Every forex trade comes with a cost. Brokers earn money either through
spreads or
commissions. Understanding the difference helps traders choose the right broker and strategy. Revisiting spreads versus commissions shows how these costs impact profitability and risk.
What Is a Spread?
A
spread is the difference between the bid (sell) and ask (buy) price of a currency pair.
- Example: If EUR/USD is quoted at 1.1200/1.1202, the spread is 2 pips.
- Brokers offering “spread-only” accounts include their fee in this difference.
What Is a Commission?
A
commission is a fixed fee charged per trade, often per lot.
- Example: A broker may charge $7 per standard lot round-trip (open + close).
- Commission accounts usually offer tighter spreads, sometimes near zero.
Comparing Spreads and Commissions
- Spread-only accounts: Simpler, costs are built into the spread. Best for beginners and casual traders.
- Commission accounts: Transparent fees, tighter spreads. Best for scalpers and high-volume traders.
Example
Suppose you trade EUR/USD:
- Spread-only account: Spread = 2 pips. On a standard lot, cost = $20.

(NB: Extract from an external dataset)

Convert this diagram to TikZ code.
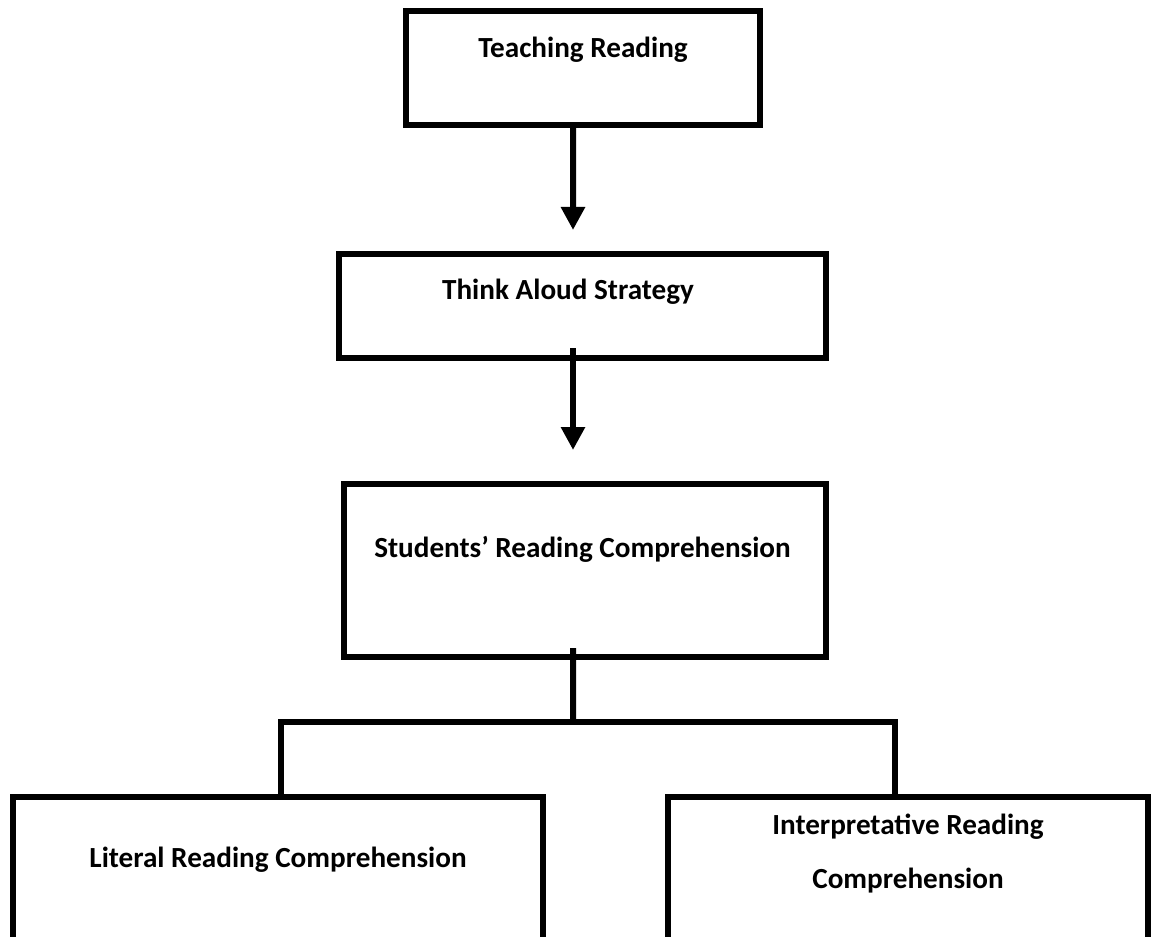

- Commission account: Spread = 0.2 pips ($2) + $7 commission = $9 total. Result: Commission account is cheaper for large or frequent trades.
Risks and Considerations
- Hidden costs: Some brokers widen spreads during volatility, increasing costs.
- Scalping impact: High spreads can kill scalping strategies.
- Volume impact: Commission fees add up for small traders with low volume.
- Broker choice: ECN brokers often use commissions, while market makers rely on spreads.
Psychology of Costs
Traders often underestimate trading costs. Beginners focus on profits but ignore spreads and commissions. Professionals calculate costs carefully, knowing small differences add up over hundreds of trades.
Spreads and commissions are two sides of the same coin. Spread-only accounts offer simplicity, while commission accounts provide transparency and lower costs for active traders. The best choice depends on your style: casual traders may prefer spreads, while scalpers and professionals benefit from commissions. In forex, profits aren’t just about winning trades — they’re about minimizing costs along the way.